After some years of struggle with this nerve-demon, the child of
overwork, I wrote, in 1850: -
"I am not fond of writing, and I know I must do it badly. Still I feel
that the little narrative I am about to put together may do some good
to some few people who may be suffering. I know that the roughest and
dullest book ever written, had it contained a similar relation to this
of mine, would have brought balm to my mind and hope to my heart not
many years ago. And who knows but that other men (for the scenes of
this world, and its good and evil, are very much alike), may be
suffering as I did, and may therefore be influenced by my rude
scribbling, as I might have been by some of theirs?
"There was a time, and not a very distant one either, when I was
utterly ignorant of two things - first, the existence, in my particular
case, of the thing called the human stomach; and secondly, the reality
of those mysterious telegraphic wires - yclept NERVES. Often nave I
sneered at 'bilious subjects,' 'dyspepsia,' and that long string of
woes which one hears of, in such luxuriance of description, usually
over breakfast, at Clifton, Tonbridge, or Harrogate. Like the old
Duchess of Marlborough, too, I used 'to thank God I was born before
nerves came into fashion.'
"But 'live and learn.' I have lived; and I have learnt the utter misery
which a deranged digestion and jarring nerves, acting and reacting upon
each other, can inflict upon their victims. To be laid up in bed for a
month with a violent disease is nothing. You are killed or cured; made
better, and your illness forgotten even by yourself; or quietly laid
under the dust of your mother earth, to lie there in oblivion, the busy
world moving on, unheeding, over your cold remains, till the great day
of judgment. But to have, as it were, your whole 'mind, body, soul, and
strength' turned, with a resistless fascination, into the frightened
study of your own dreadful anatomy. To find your courage quail, not
before real danger, but at phantoms and shadows - nay, actually at your
own horrid self - to feel every act of life and every moment of business
a task, an effort, a trial, and a pain. Sometimes to be unable to sleep
for a week - sometimes to sleep, but, at the dead of night, to wake,
your bed shaking under you from the violent palpitation of your heart,
and your pillow drenched with cold sweat pouring from you in streams.
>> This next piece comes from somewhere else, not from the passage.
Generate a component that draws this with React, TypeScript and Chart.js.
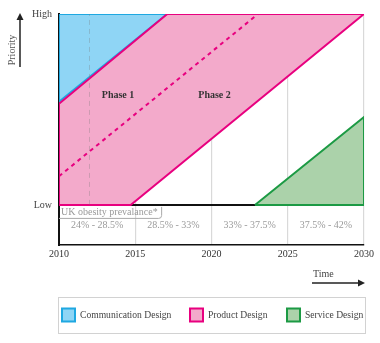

But, worst of all, if you are of a stubborn, dogged, temper, and are
blessed with a strong desire to 'get on' - to feel yourself unable to
make some efforts at all, to find yourself breaking down before all the
world in others, and to learn, at last, in consequence, almost to hate
the half-dead and failing carcase tied to your still living will. This,
not for months only, but for YEARS. Years, too, in what ought to be
your prime of manhood. Ah! old age and incapacity at thirty is a
bitter, bitter punishment. Better be dead than suffer it; for you must
suffer it alone and in silence - you may not hope for sympathy - you dare
not desire it - you see no prospect of relief - you wage a double
warfare, with the world and with yourself. I do not, I dare not,
exaggerate. Indeed, a lady of a certain age could hardly feel more
abashed at the sudden production of her baptismal certificate than I - a
man, a matter-of-fact man, a plain, hard-headed, unimaginative man of
business - do, at this confession. Suffice it to say, that in the last
four years I have lived the life of a soul in purgatory or an
inhabitant of the 'Inferno,' and though I have worked like a horse,
determined, if possible, to rout out my evil genii - the wave of health
has gradually receded, till, at last, an internal voice has seemed
solemnly to say, 'Thus far shalt thou go and no farther.'
"If any one, who has not suffered similarly, has patience to read thus
far (which is doubtful), before now he has said, with Mr. Burchell in
the 'Vicar of Wakefield' - 'FUDGE.' No matter - I should have so
exclaimed once; and I now envy him his healthy ignorance.